An organization stepped in and found a lawyer who navigated their way through the local justice system in El Salvador. After a number of months, the trumped up charges were dropped and the boy was set free. In fact, just a few short weeks ago, the boy’s mom and dad, wife and kids had a BIG “thanksgiving” celebration at their church. Those in attendance that day saw the boy’s mom exhibiting great joy. Joy spread all across her face, joy because her only “other” living boy was potentially lost and now was found.

I wonder, how would you respond if “life” threw a couple of curves balls like this your way? Often times, life in this world stinks. I can confidently say that I look forward to heaven where there will be no more tears and no more pain!!!


Monday, February 8, 2010

It's been a couple of years...

It’s been a couple of years since I was last in El Salvador. I woke up as the plane was “banking” to the left, setting up its approach to the runway. As I looked out the window it was as if nothing changed. I could see waves lapping up on the beach and a truck moving quickly across a farmer’s field, dust flying every which way.
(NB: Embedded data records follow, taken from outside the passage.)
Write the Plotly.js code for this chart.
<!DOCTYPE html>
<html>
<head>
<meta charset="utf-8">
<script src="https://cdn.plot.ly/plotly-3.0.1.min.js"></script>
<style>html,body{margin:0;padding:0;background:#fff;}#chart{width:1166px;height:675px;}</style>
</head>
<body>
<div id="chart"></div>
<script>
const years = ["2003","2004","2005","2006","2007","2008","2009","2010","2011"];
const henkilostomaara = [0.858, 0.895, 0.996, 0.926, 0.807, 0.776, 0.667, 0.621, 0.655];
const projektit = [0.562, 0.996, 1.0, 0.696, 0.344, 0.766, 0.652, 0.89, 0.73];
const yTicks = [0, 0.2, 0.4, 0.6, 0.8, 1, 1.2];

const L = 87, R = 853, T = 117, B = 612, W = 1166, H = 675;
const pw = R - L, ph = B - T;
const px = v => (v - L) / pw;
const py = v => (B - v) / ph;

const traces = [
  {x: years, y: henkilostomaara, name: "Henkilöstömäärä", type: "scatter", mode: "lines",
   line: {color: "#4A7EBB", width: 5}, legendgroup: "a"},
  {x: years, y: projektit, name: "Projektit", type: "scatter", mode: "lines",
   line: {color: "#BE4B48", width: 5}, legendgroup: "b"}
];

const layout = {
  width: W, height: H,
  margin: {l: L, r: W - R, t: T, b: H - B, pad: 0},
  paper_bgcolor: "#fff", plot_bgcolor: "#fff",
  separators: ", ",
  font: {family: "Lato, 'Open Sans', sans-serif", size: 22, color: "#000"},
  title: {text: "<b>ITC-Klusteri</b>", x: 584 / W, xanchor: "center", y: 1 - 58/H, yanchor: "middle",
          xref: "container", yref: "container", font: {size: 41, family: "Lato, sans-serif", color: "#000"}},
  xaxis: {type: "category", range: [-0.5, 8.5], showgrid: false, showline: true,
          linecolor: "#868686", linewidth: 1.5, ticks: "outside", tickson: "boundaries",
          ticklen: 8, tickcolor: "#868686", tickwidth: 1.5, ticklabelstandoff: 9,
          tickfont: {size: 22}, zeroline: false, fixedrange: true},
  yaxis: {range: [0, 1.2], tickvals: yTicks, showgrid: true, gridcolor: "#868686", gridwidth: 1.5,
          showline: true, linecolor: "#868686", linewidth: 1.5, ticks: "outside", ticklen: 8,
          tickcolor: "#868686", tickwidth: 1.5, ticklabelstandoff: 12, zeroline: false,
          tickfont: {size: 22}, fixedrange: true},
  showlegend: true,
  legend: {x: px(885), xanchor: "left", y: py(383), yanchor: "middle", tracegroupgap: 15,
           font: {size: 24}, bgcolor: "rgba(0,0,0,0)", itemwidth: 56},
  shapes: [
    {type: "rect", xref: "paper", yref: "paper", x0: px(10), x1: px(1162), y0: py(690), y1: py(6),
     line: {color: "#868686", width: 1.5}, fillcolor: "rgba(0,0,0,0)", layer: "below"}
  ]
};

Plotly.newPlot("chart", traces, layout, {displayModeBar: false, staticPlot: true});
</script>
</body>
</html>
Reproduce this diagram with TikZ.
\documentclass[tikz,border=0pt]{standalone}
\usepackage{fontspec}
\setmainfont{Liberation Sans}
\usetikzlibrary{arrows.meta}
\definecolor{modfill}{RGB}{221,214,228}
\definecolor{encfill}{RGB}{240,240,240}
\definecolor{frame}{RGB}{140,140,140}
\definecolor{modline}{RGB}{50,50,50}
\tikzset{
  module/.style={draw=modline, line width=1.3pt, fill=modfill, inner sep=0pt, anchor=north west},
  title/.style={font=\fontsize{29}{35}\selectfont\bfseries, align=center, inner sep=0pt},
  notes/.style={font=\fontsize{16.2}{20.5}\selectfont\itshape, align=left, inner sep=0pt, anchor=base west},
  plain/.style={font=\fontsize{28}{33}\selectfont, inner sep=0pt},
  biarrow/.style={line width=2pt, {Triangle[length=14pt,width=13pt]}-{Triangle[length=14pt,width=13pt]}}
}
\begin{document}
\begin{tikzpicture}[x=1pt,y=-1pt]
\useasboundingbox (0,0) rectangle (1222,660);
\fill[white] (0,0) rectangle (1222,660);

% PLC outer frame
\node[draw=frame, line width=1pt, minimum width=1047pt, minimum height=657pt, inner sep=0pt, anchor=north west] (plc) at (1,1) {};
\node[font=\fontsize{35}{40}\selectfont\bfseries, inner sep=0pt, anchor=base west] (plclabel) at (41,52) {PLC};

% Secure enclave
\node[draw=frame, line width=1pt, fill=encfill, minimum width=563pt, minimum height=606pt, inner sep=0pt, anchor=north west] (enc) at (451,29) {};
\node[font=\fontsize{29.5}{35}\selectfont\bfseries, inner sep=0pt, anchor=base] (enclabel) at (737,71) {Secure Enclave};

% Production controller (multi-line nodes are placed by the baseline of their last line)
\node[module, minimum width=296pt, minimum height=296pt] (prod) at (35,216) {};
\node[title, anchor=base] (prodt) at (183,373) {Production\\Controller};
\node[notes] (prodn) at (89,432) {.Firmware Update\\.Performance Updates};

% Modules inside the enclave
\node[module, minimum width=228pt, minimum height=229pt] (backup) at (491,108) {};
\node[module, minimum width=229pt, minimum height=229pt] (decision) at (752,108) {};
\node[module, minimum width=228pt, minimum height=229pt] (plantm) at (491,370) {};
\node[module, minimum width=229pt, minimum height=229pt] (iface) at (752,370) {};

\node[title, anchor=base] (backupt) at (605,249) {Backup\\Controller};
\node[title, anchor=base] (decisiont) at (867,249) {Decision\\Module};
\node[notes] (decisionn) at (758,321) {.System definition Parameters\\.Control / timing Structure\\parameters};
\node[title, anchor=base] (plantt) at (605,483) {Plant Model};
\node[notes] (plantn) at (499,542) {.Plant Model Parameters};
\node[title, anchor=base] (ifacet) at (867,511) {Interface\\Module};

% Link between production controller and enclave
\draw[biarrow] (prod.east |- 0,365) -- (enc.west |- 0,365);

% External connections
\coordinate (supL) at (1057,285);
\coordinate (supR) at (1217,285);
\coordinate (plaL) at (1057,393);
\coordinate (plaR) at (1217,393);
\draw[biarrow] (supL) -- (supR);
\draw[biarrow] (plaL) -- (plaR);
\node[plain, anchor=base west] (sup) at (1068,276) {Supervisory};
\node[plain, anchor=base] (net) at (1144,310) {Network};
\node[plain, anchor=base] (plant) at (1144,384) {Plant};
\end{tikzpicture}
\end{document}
The plane got in a full 45 minutes early, so I waited a bit for my ride. The wait was good for me, I needed to slow down and take in the sights, smells, sounds all around me. It’s always a bit disconcerting, when you feel as if you can’t communicate. I’ve found that a nod of the head and a simple smile says a lot. I even “asked” a stranger if I could use his phone to call a friend because our plane had arrived so early.
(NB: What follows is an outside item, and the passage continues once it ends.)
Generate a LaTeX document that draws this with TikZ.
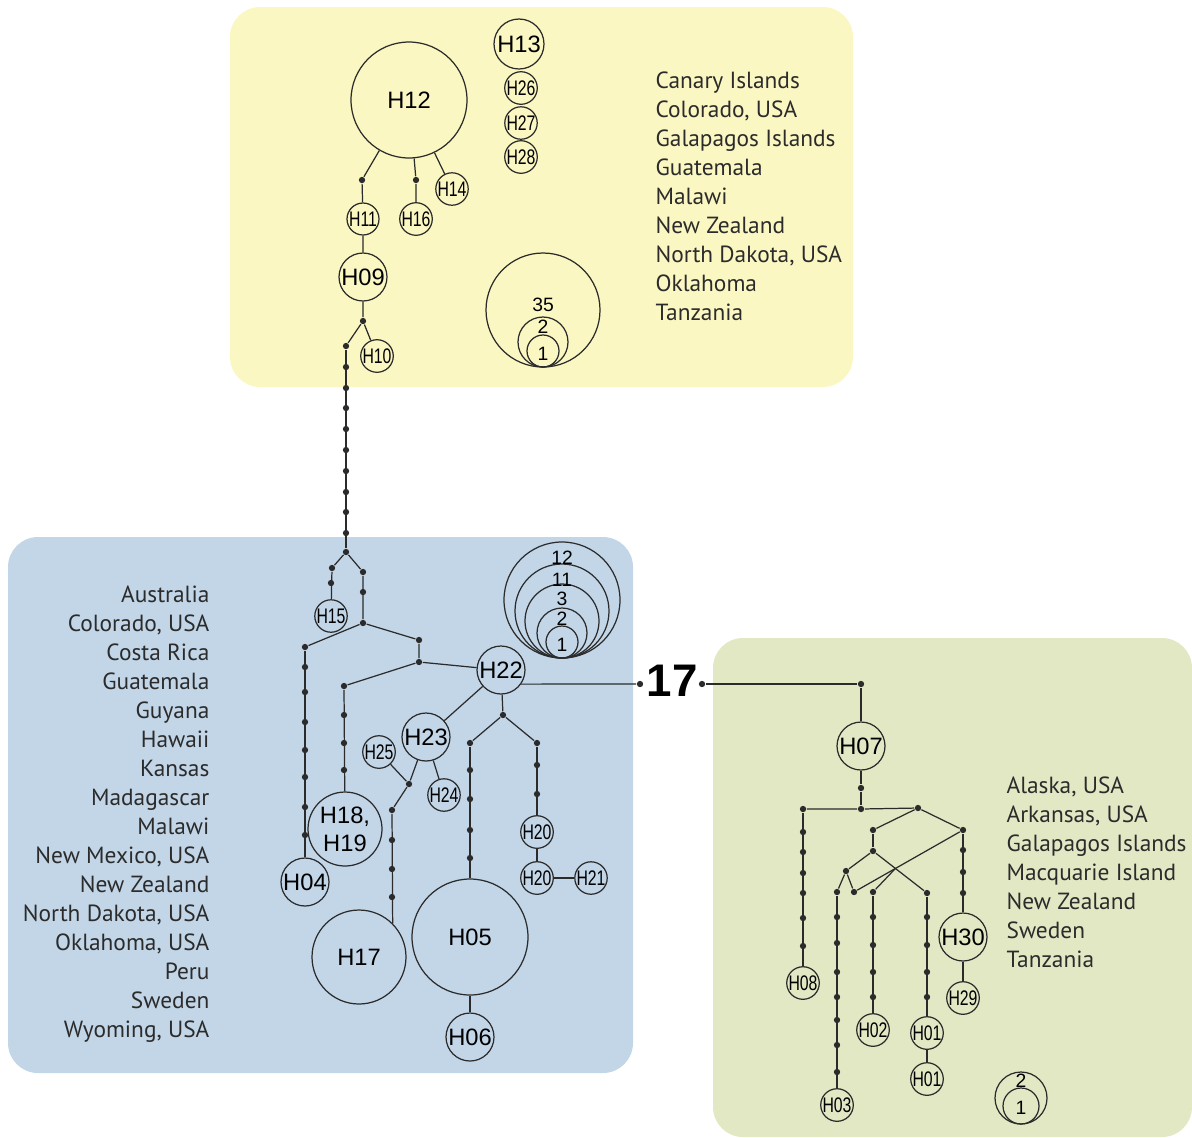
\documentclass[tikz,border=0pt]{standalone}
\usepackage{fontspec}
\setmainfont{PT Sans}
\newfontfamily\hapfont{Liberation Sans}
\newfontfamily\hapnarrow[FakeStretch=0.75]{Liberation Sans}
\definecolor{yel}{HTML}{FBF7C3}
\definecolor{blu}{HTML}{C2D6E8}
\definecolor{grn}{HTML}{E3E8C4}
\definecolor{ln}{HTML}{2B2B2B}
\usetikzlibrary{calc}

\begin{document}
\begin{tikzpicture}[x=0.02cm, y=-0.02cm, line width=0.7pt, draw=ln,
	hap/.style={circle, draw=ln, inner sep=0pt, font=\hapfont\fontsize{13.5}{16}\selectfont},
	hs/.style={hap, minimum size=0.64cm, font=\hapnarrow\fontsize{12}{12}\selectfont},
	hm/.style={hap, minimum size=0.96cm},
	mv/.style={circle, fill=ln, inner sep=0pt, minimum size=3.6pt},
	ctry/.style={font=\fontsize{13.3}{15}\selectfont, inner sep=0pt, text=ln},
	num/.style={font=\hapfont\fontsize{11}{11}\selectfont, inner sep=0pt}]
	\useasboundingbox (0,0) rectangle (1192,1137);
	\fill[yel, rounded corners=0.6cm] (230,7) rectangle (853,387);
	\fill[blu, rounded corners=0.6cm] (8,537) rectangle (633,1073);
	\fill[grn, rounded corners=0.6cm] (713,638) rectangle (1192,1137);
	%yellow group
	\node[hap, minimum size=2.32cm] (h12) at (409,100) {H12};
	\node[hap, minimum size=1cm] (h13) at (519,44) {H13};
	\node[hs] (h26) at (521,88) {H26};
	\node[hs] (h27) at (521,123) {H27};
	\node[hs] (h28) at (521,157) {H28};
	\node[hs] (h14) at (452,189) {H14};
	\node[hs] (h16) at (416,219) {H16};
	\node[hs] (h11) at (363,219) {H11};
	\node[hm] (h09) at (363,277) {H09};
	\node[hs] (h10) at (377,356) {H10};
	\node[mv] (y1) at (362,180) {};
	\node[mv] (y2) at (416,180) {};
	\node[mv] (y3) at (363,321) {};
	\node[mv] (y4) at (346,346) {};
	\draw (h12) -- (y1) -- (h11) -- (h09) -- (y3) -- (h10);
	\draw (h12) -- (y2) -- (h16);
	\draw (h12) -- (h14);
	\draw (y3) -- (y4);
	\foreach \y [count=\k] in {367,388,408,429,450,471,492,512,533}
	\node[mv] (c\k) at (346,\y) {};
	\node[mv] (bb) at (346,552) {};
	\draw (y4) -- (bb);
	%legend
	\coordinate (lgy) at (543,367);
	\foreach \r in {57,25,16}
	\draw ([yshift=\r*0.02cm]lgy) circle[radius=\r*0.02cm];
	\node[num] (ly35) at (543,305) {35};
	\node[num] (ly2) at (543,327) {2};
	\node[num] (ly1) at (543,354) {1};
	\foreach \t [count=\k from 0] in {Canary Islands, {Colorado, USA}, Galapagos Islands, Guatemala, Malawi, New Zealand, {North Dakota, USA}, Oklahoma, Tanzania}
	\node[ctry, anchor=base west] (yl\k) at (655,{88+29*\k}) {\t};
	%blue group
	\node[mv] (b1) at (332,568) {};
	\node[mv] (b2) at (331,583) {};
	\node[hs] (h15) at (331,616) {H15};
	\node[mv] (b3) at (363,572) {};
	\node[mv] (b4) at (363,592) {};
	\node[mv] (j1) at (363,623) {};
	\draw (bb) -- (b1) -- (h15);
	\draw (bb) -- (b3) -- (j1);
	\node[mv] (b5) at (305,647) {};
	\node[mv] (b6) at (419,640) {};
	\node[mv] (j2) at (419,662) {};
	\draw (b5) -- (j1) -- (b6) -- (j2);
	\node[hm] (h22) at (501,670) {H22};
	\node[mv] (b7) at (344,686) {};
	\draw (b7) -- (j2) -- (h22);
	\foreach \y [count=\k] in {667,692,722,750,777,807,835}
	\node[mv] (p\k) at (305,\y) {};
	\node[hm] (h04) at (305,882) {H04};
	\draw (b5) -- (h04);
	\foreach \y [count=\k] in {715,743,770}
	\node[mv] (q\k) at (344,\y) {};
	\node[hap, minimum size=1.48cm, align=center, font=\hapfont\fontsize{13.5}{16}\selectfont] (h18) at (345,829) {H18,\\H19};
	\draw (b7) -- (h18);
	\node[hm] (h23) at (426,737) {H23};
	\node[hs] (h25) at (379,752) {H25};
	\node[hs] (h24) at (444,795) {H24};
	\node[mv] (b8) at (409,784) {};
	\node[mv] (b9) at (392,810) {};
	\draw (h22) -- (h23) -- (b8) -- (b9);
	\draw (h25) -- (b8);
	\draw (h23) -- (h24);
	\foreach \y [count=\k] in {840,869,897}
	\node[mv] (r\k) at (392,\y) {};
	\node[hap, minimum size=1.88cm] (h17) at (359,957) {H17};
	\draw (b9) -- (h17.45);
	\node[mv] (b10) at (503,715) {};
	\node[mv] (b11) at (470,743) {};
	\node[mv] (b12) at (537,743) {};
	\draw (h22) -- (b10);
	\draw (b11) -- (b10) -- (b12);
	\foreach \y [count=\k] in {770,799,830,858}
	\node[mv] (s\k) at (470,\y) {};
	\node[hap, minimum size=2.32cm] (h05) at (470,937) {H05};
	\node[hm] (h06) at (470,1037) {H06};
	\draw (b11) -- (h05) -- (h06);
	\foreach \y [count=\k] in {765,794}
	\node[mv] (t\k) at (537,\y) {};
	\node[hs] (h20a) at (537,832) {H20};
	\node[hs] (h20b) at (537,878) {H20};
	\node[hs] (h21) at (591,878) {H21};
	\draw (b12) -- (h20a) -- (h20b) -- (h21);
	%legend
	\coordinate (lgb) at (562,658);
	\foreach \r in {58,47,37,25,16}
	\draw ([yshift=\r*0.02cm]lgb) circle[radius=\r*0.02cm];
	\node[num] (lb12) at (562,558) {12};
	\node[num] (lb11) at (562,580) {11};
	\node[num] (lb3) at (562,599) {3};
	\node[num] (lb2) at (562,619) {2};
	\node[num] (lb1) at (562,645) {1};
	\foreach \t [count=\k from 0] in {Australia, {Colorado, USA}, Costa Rica, Guatemala, Guyana, Hawaii, Kansas, Madagascar, Malawi, {New Mexico, USA}, New Zealand, {North Dakota, USA}, {Oklahoma, USA}, Peru, Sweden, {Wyoming, USA}}
	\node[ctry, anchor=base east] (bl\k) at (210,{602+29*\k}) {\t};
	%link
	\node[mv] (k1) at (640,684) {};
	\node[font=\hapfont\bfseries\fontsize{26}{26}\selectfont, inner sep=0pt] (k17) at (672,681) {17};
	\node[mv] (k2) at (702,684) {};
	\node[mv] (g0) at (861,684) {};
	\node[hm] (h07) at (861,746) {H07};
	\draw (h22.-35) -- (k1);
	\draw (k2) -- (g0) -- (h07);
	%green group
	\node[mv] (g1) at (861,788) {};
	\node[mv] (g2) at (861,809) {};
	\node[mv] (g3) at (803,809) {};
	\node[mv] (g4) at (918,808) {};
	\node[mv] (g5) at (963,830) {};
	\node[mv] (g6) at (873,830) {};
	\node[mv] (g7) at (873,851) {};
	\node[mv] (g8) at (846,871) {};
	\node[mv] (g9) at (927,893) {};
	\node[mv] (g10) at (837,892) {};
	\node[mv] (g11) at (854,892) {};
	\node[mv] (g12) at (873,892) {};
	\draw (h07) -- (g1) -- (g2);
	\draw (g3) -- (g2) -- (g4);
	\draw (g6) -- (g4) -- (g5);
	\draw (g6) -- (g7);
	\draw (g8) -- (g7) -- (g9);
	\draw (g10) -- (g8) -- (g11) -- (g5);
	\coordinate (gx) at (intersection of g7--g9 and g11--g5);
	\draw (g12) -- (gx);
	\foreach \y [count=\k] in {832,852,873,893,918,946}
	\node[mv] (u\k) at (803,\y) {};
	\node[hs] (h08) at (803,983) {H08};
	\draw (g3) -- (h08);
	\foreach \y [count=\k] in {917,943,972,997,1020,1045,1072}
	\node[mv] (v\k) at (837,\y) {};
	\node[hs] (h03) at (837,1105) {H03};
	\draw (g10) -- (h03);
	\foreach \y [count=\k] in {917,945,972,997}
	\node[mv] (w\k) at (873,\y) {};
	\node[hs] (h02) at (873,1030) {H02};
	\draw (g12) -- (h02);
	\foreach \y [count=\k] in {917,945,972,997}
	\node[mv] (z\k) at (927,\y) {};
	\node[hs] (h01a) at (927,1033) {H01};
	\node[hs] (h01b) at (927,1079) {H01};
	\draw (g9) -- (h01a) -- (h01b);
	\foreach \y [count=\k] in {850,872,893}
	\node[mv] (x\k) at (963,\y) {};
	\node[hm] (h30) at (963,937) {H30};
	\node[hs] (h29) at (963,998) {H29};
	\draw (g5) -- (h30) -- (h29);
	%legend
	\coordinate (lgg) at (1021,1124);
	\foreach \r in {26,18}
	\draw ([yshift=\r*0.02cm]lgg) circle[radius=\r*0.02cm];
	\node[num] (lg2) at (1021,1081) {2};
	\node[num] (lg1) at (1021,1108) {1};
	\foreach \t [count=\k from 0] in {{Alaska, USA}, {Arkansas, USA}, Galapagos Islands, Macquarie Island, New Zealand, Sweden, Tanzania}
	\node[ctry, anchor=base west] (gl\k) at (1006,{793+29*\k}) {\t};
\end{tikzpicture}
\end{document}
By “ask” I mean, using a number of hand gestures and then seeking to string a few hopefully understood Spanish words together. Words, like “call,” “my friend,” “who lives in San Salvador.” After connecting with my friend, I patted the man on the shoulder and said, “Muchas, Muchas gracias, Senor” and handed him a $1 bill. I didn’t know if that was appropriate, but I was thankful to connect with my friend in El Salvador and for a brief moment to hear a bit English on the other end of the telephone.

Please pray for me. I am wanting to see what God wants me to see. I wanting to hear what God wants me to hear. I’m a foreign land. I’m the minority. I want God to make me fully aware of what that feels like all week long.


Heading to El Salvador


Sunday, February 7, 2010

Wow, in a few short hours I’ll be on a red-eye, heading to El Salvador. I’m SO looking forward to my time in and around San Salvador. I’ve been there numerous times. Our partner in our El Salvador, ENLACE, is the best ( They are one dynamic organization. The great part about ENLACE is they work with church and community leaders to identify sustainable initiatives, such as health, infrastructure and economic development in El Salvador.

I actually lived with a family in El Salvador who only spoke Spanish for 5 continuous weeks a couple of years ago. I’ve always wanted to learn another language. Well, like one Spanish speaking friend of mine said, “Tim, you know a lot of words, now you just need to learn to string them together :-)”

I appreciate your prayers. Lord willing I’ll share some pics and a video once I land in El Salvador.